Dabei schienen die Sommerspiele in der Heimat seiner Jeanne wie vom großen Dramaturgen inszeniert für den Aufstieg vom Sportstar ("ich war damals das, was später Boris Becker verkörperte") zum internationalen Helden. Es war wohl ein Sonnenstich, der ihn vor dem Stabhochsprung die Krönung der Karriere kostete. Die Bilder, als Hingsen hilflos am Stab herunter glitt, prägten sich ein. Aber mehr noch vier Jahre später bei Olympia in Seoul die Szenen vom Fehlstart-Trauma, das dem Monate zuvor schon körperlich angeschlagenen 30-Jährigen beim letzten Aufbäumen statt Gold das schlimme Ende der Karriere bescherte.

"Ich habe heute noch Albträume und glaube, 100 m laufen zu müssen", sagt Jürgen Hingsen, der versichert, damals habe ihn die Angst vor den nächsten Disziplinen angesichts des lädierten Knies in Panik versetzt, aus der die vier Fehlstarts resultiert hätten. "Neue Zeitmessungen haben offenbar ergeben, dass der letzte Fehlstart gar keiner war. Aber es ist müßig, das jetzt noch einmal aufzurollen." Als reinen "Blödsinn" tut Hingsen die Version ab, einen Tag nach dem Dopingfall um 100-m-Olympiasieger Ben Johnson habe er selbst eine positive Kontrolle gefürchtet und sich dieser durch die Disqualifikation entziehen wollen.

Das Drama seines letzten Olympia verfolgt ihn bis heute. "Mich sprechen auch Geschäftspartner noch darauf an. Aber in erster Linie schlägt mir doch Bewunderung für meine Weltrekorde entgegen", sagt Hingsen, der heute rund 15 Kilo mehr auf den Rippen hat ("zu wenig Zeit für Sport") als zu seiner großen Zeit.
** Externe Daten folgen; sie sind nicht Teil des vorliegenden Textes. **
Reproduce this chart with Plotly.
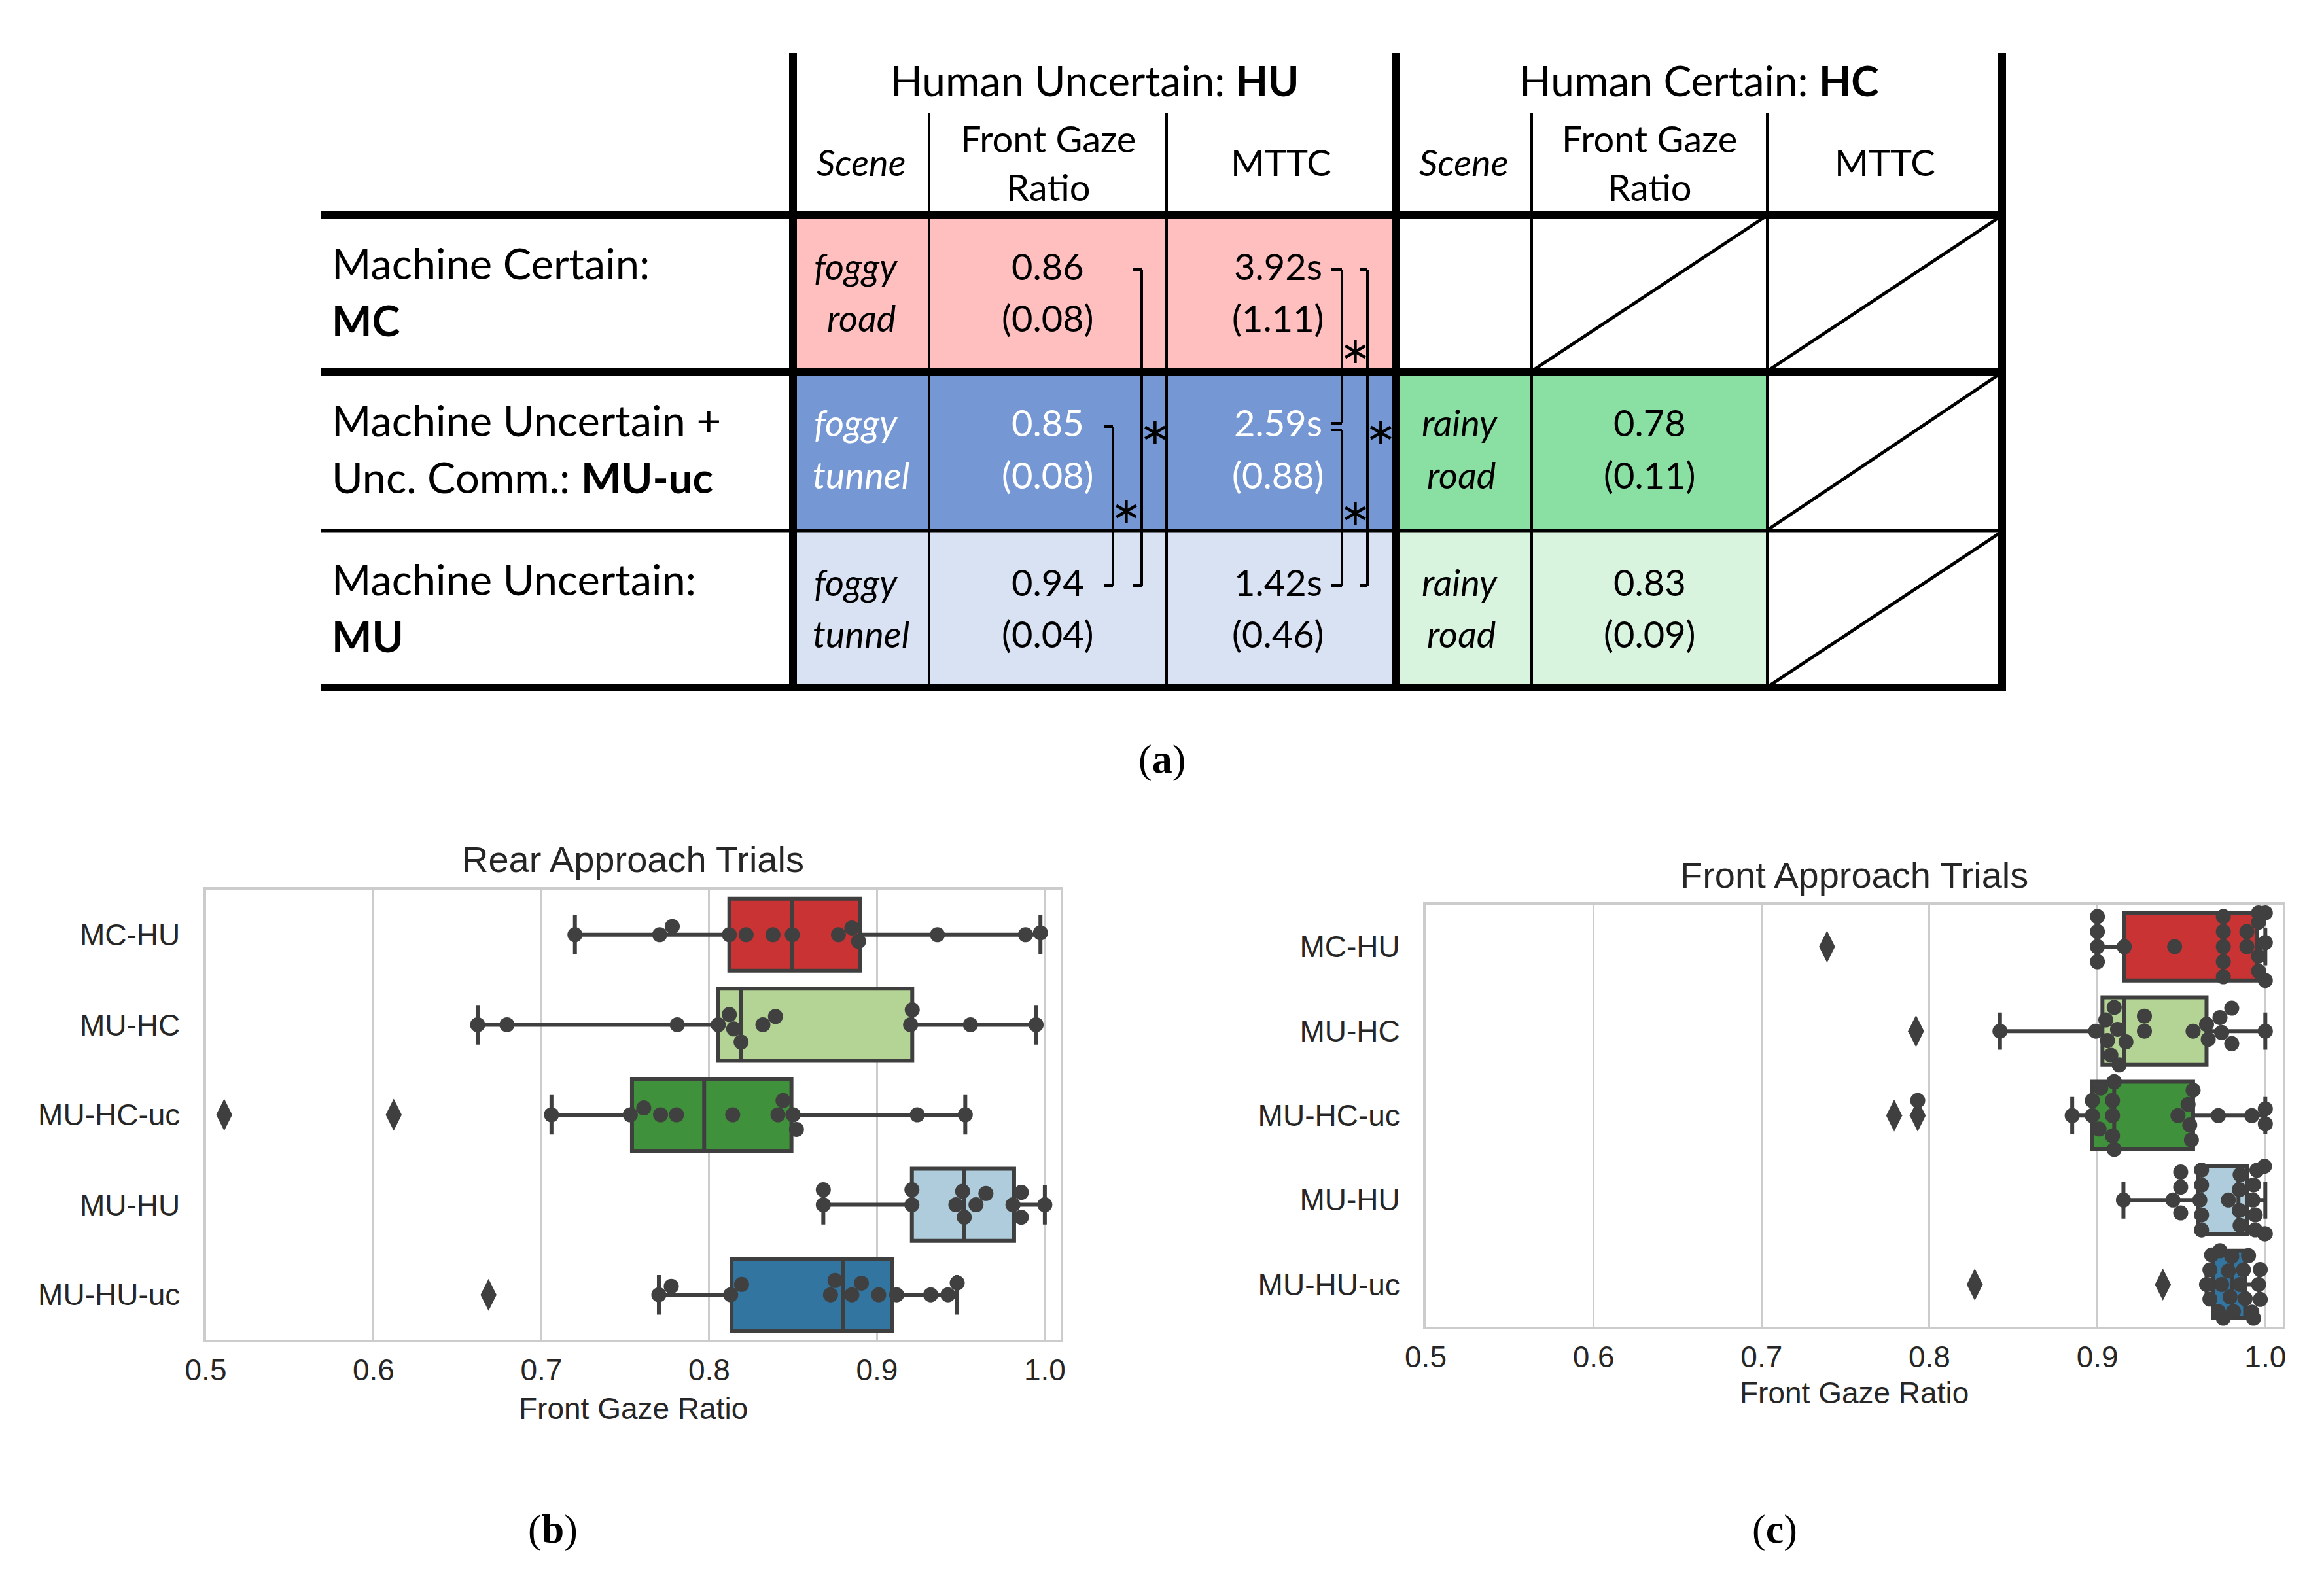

Beim weltgrößten Industrie-Versicherungsmakler (AON), der 1.800 seiner 50.000 Mitarbeiter in Deutschland hat, baute er den Bereich Sport-Media-Entertainment auf und will neue Geschäftsfelder eröffnen. "Meine früheren Erfolge und die guten Kontakte öffnen mir viele Türen", sagte Hingsen. So habe er 90 Prozent der Fußball-Nationalmannschaft und viele andere Sportstars versichert, bei der Fußball-WM 2006 auch den Rechteverwerter Infront und die Weltreiterspiele in Aachen.

Einen Rollentausch gab es auch im privaten Bereich. Der blonden Kalifornierin Jeanne folgte im Kontrast die schwarzhaarige Francesca mit sizilianischen Wurzeln. Von der einstigen Ehefrau ist er seit 2006 geschieden. "Alles verlief im Guten, wir telefonieren öfter", sagt Jürgen Hingsen. Die älteste Tochter Jacqueline (20) studiert in Hamburg Tourismus und Event-Management, die jüngere Alexandra (12) lebt bei der Mutter, die inzwischen mit "dem obersten Richter von Santa Barbara" liiert sei.

Nach der Karriere war der heute in Düsseldorf wohnende Hingsen 1994 Präsident des deutschen Zehnkampfteams, 1996 Co-Autor eines erfolgreichen Buches ("Voll in Form für Management"). Einen weiteren Film nach dem Streifen "Drei und eine halbe Portion" (1984 - u. a. mit Karl Dall) gab es wohl aufgrund des verpatzten Karriereendes nicht. Dem Mitwirken in der RTL-Tanzshow "Lets Dance" (2006) soll ein Vierteljahrhundert nach dem ersten großen Zehnkampf-Coup im November ein Weltrekordversuch ganz anderer Art folgen: Mit hunderten Teilnehmern im Cha-Cha-Cha. Hingsen hofft auf Erträge von einer Viertelmillion für notleidende Kinder, "denn Charity ist für mich ein sehr wichtiges Thema."